My hands don't even shake as I take out my phone and dial Deb's number.
"Dex? You ok?" I nod and then realise she can't see me.
"Yeah, I need a favour." My voice sounds flat to me but she doesn't seem to notice.
"Ok, what? The kids? Because I gotta tell you it looks like I might be needed here bro."
"No, not that. A friend of mine's had his car stolen by his teenage son. It's pretty unique and it should be recognisable, could you put out a notice to look for it?"
"Why doesn't he call the cops in? This isn't a homicide Dex." She sounds tired.
"I know, but the son's only a kid and," I put a note of my desperation into my voice, the desperation I really feel. "I said I'd try to help and he doesn't want the boy charged, you know? It's a 1955 Ford Zephyr." She sighs and I can imagine her pushing back her hair with her hands.
"Yeah, ok, Dex. But..."
I pause, have I said something wrong? Given away my anxiety because now I'm used to letting things show?
"Deb?"
"You have friends Dex? Since when?" Deb laughs, sounding tired still but at least something can break through the fog of fatigue and amuse her. I laugh, give her the details and hang up.

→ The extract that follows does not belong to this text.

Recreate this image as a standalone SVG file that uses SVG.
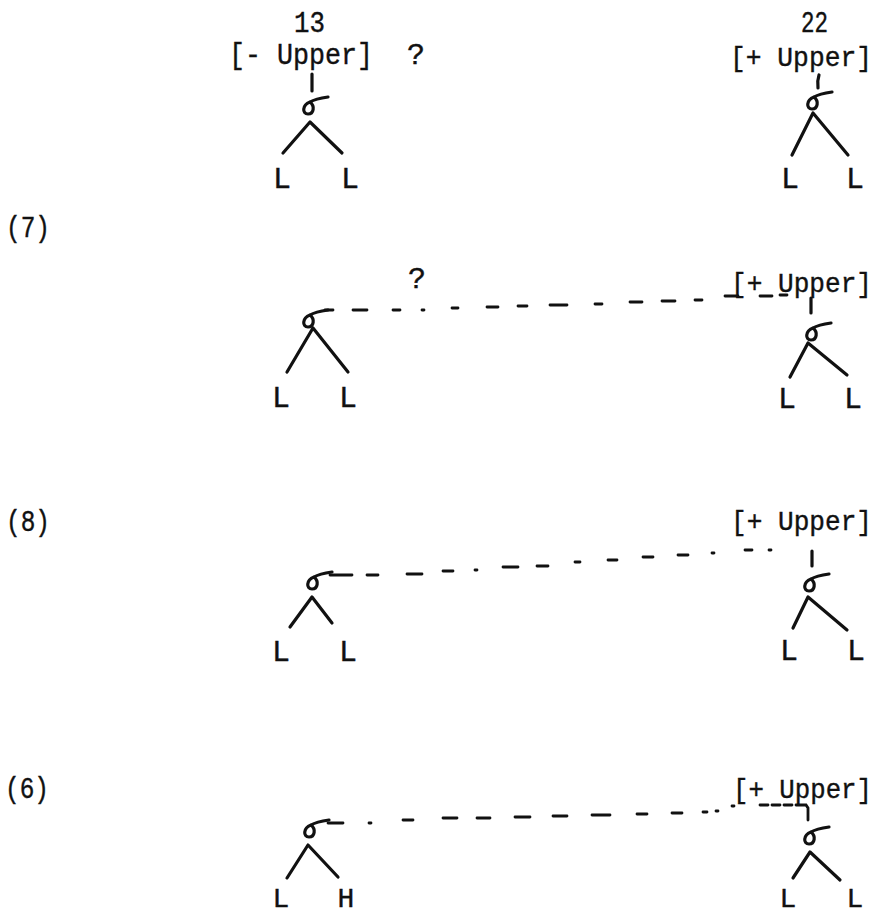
<svg xmlns="http://www.w3.org/2000/svg" width="882" height="915" viewBox="0 0 882 915">
<style>
  .t { font-family: "Liberation Mono", "DejaVu Sans Mono", monospace; font-size: 30px; fill: #111; stroke: #111; stroke-width: 0.4; }
  .r { font-size: 27.5px; }
  .m { text-anchor: middle; }
  .ln { stroke: #111; stroke-width: 3.2; fill: none; stroke-linecap: round; stroke-linejoin: round; }
  .ds { stroke: #111; stroke-width: 2.8; fill: none; stroke-linecap: round; }
</style>
<defs>
  <path id="sig" d="M 19,-10 C 12,-9 6,-8 1,-5 C -7,-2 -7,7 -1,7 C 5,7 6,-1 1,-5" class="ln"/>
</defs>
<rect width="882" height="915" fill="#fff"/>

<g id="labels">
  <text class="t" x="6" y="237" textLength="44" lengthAdjust="spacingAndGlyphs">(7)</text>
  <text class="t" x="6" y="531" textLength="44" lengthAdjust="spacingAndGlyphs">(8)</text>
  <text class="t" x="5" y="798" textLength="44" lengthAdjust="spacingAndGlyphs">(6)</text>
</g>

<g id="row1-left">
  <text class="t" x="294" y="32" textLength="31" lengthAdjust="spacingAndGlyphs">13</text>
  <text class="t" x="229" y="64" textLength="144" lengthAdjust="spacingAndGlyphs">[- Upper]</text>
  <text class="t m" x="416" y="64">?</text>
  <use href="#sig" x="309" y="107"/>
  <text class="t m" x="282" y="188">L</text>
  <text class="t m" x="350" y="188">L</text>
</g>
<g id="row1-right">
  <text class="t" x="801" y="32" textLength="27" lengthAdjust="spacingAndGlyphs">22</text>
  <text class="t r" x="730" y="66" textLength="142" lengthAdjust="spacingAndGlyphs">[+ Upper]</text>
  <use href="#sig" x="813" y="102"/>
  <text class="t m" x="790" y="188">L</text>
  <text class="t m" x="855" y="188">L</text>
</g>

<g id="row2-left">
  <text class="t m" x="417" y="288">?</text>
  <use href="#sig" x="309" y="320"/>
  <text class="t m" x="281" y="407">L</text>
  <text class="t m" x="348" y="407">L</text>
</g>
<g id="row2-right">
  <text class="t r" x="731" y="292" textLength="141" lengthAdjust="spacingAndGlyphs">[+ Upper]</text>
  <use href="#sig" x="812" y="333"/>
  <text class="t m" x="787" y="408">L</text>
  <text class="t m" x="853" y="408">L</text>
</g>

<g id="row3-left">
  <use href="#sig" x="313" y="582"/>
  <text class="t m" x="281" y="661">L</text>
  <text class="t m" x="348" y="661">L</text>
</g>
<g id="row3-right">
  <text class="t r" x="731" y="530" textLength="141" lengthAdjust="spacingAndGlyphs">[+ Upper]</text>
  <use href="#sig" x="810" y="584"/>
  <text class="t m" x="789" y="660">L</text>
  <text class="t m" x="856" y="660">L</text>
</g>

<g id="row4-left">
  <use href="#sig" x="310" y="830"/>
  <text class="t m" x="281" y="907" style="font-size:28px">L</text>
  <text class="t m" x="346" y="907" style="font-size:28px">H</text>
</g>
<g id="row4-right">
  <text class="t r" x="733" y="798" textLength="139" lengthAdjust="spacingAndGlyphs">[+ Upper]</text>
  <use href="#sig" x="810" y="837"/>
  <text class="t m" x="788" y="907" style="font-size:28px">L</text>
  <text class="t m" x="855" y="907" style="font-size:28px">L</text>
</g>

<g id="connectors">
  <path class="ln" d="M312,74 L312,91"/>
  <path class="ln" d="M819,75 Q817,81 818,88"/>
  <path class="ln" d="M811,298 L811,313"/>
  <path class="ln" d="M812,551 L812,566"/>
  <path class="ln" d="M283,153 L310,122 L342,153"/>
  <path class="ln" d="M792,155 L813,113 L848,155"/>
  <path class="ln" d="M287,372 L313,328 L348,372"/>
  <path class="ln" d="M790,377 L808,343 L847,375"/>
  <path class="ln" d="M290,627 L312,597 L332,623"/>
  <path class="ln" d="M793,628 L808,597 L847,630"/>
  <path class="ln" d="M287,878 L308,845 L338,877"/>
  <path class="ln" d="M793,878 L810,852 L840,880"/>
  <path class="ds" d="M325,310 L333,310 M353,310 L367,310 M393,310 L400,310 M422,310 L424,310 M452,308 L458,308 M487,307 L498,307 M518,306 L527,306 M550,305 L567,305 M595,304 L602,304 M630,302 L642,302 M662,301 L675,301 M695,300 L702,300 M725,296 L738,296 M760,296 L772,296 M780,295 L787,295"/>
  <path class="ds" d="M330,575 L352,575 M367,575 L378,575 M407,574 L422,574 M443,571 L453,571 M475,570 L477,570 M503,567 L518,567 M537,566 L548,566 M575,562 L580,562 M608,560 L617,560 M643,557 L653,557 M678,555 L688,555 M712,553 L714,553 M745,550 L752,550 M769,550 L771,550"/>
  <path class="ds" d="M328,823 L343,823 M369,823 L371,823 M403,820 L413,820 M443,818 L457,818 M477,818 L490,818 M515,817 L530,817 M553,816 L567,816 M592,815 L610,815 M637,814 L647,814 M672,813 L682,813 M703,812 L707,812 M716,811 L718,811 M732,806 L734,806 M760,805 L768,805 M772,805 L780,805 M784,805 L792,805 M796,805 L806,805 L808,808 L808,820"/>
</g>
</svg>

I make a cup of coffee and stand out on the balcony. This morning I'll check out his apartment, see if he's left me anything which might indicate where he is, where he's taken her. Abduction is a much bigger thing than the 'smash and grab' style rape he perpetrated on Mary Chester.
"This is escalation, Dex." Harry leans beside me on the rail. I glance sideways at him and my fingers grip the cup. I nod, a sharp, fierce movement. "You have to find him. You know what the next step for him will be don't you? If she's seen his face or heard his voice?" I nod again, shut up Harry, shut up.
"Why does this keep happening?" I spit the words over my teeth. Harry shakes his head and sighs.
"It's the risks of life, Dex. Look at me, your biological mom died, your foster mom died. I was left all alone." I look at him, seeing instead the sun rising, angry and red behind his head, casting him in some bloody silhouette.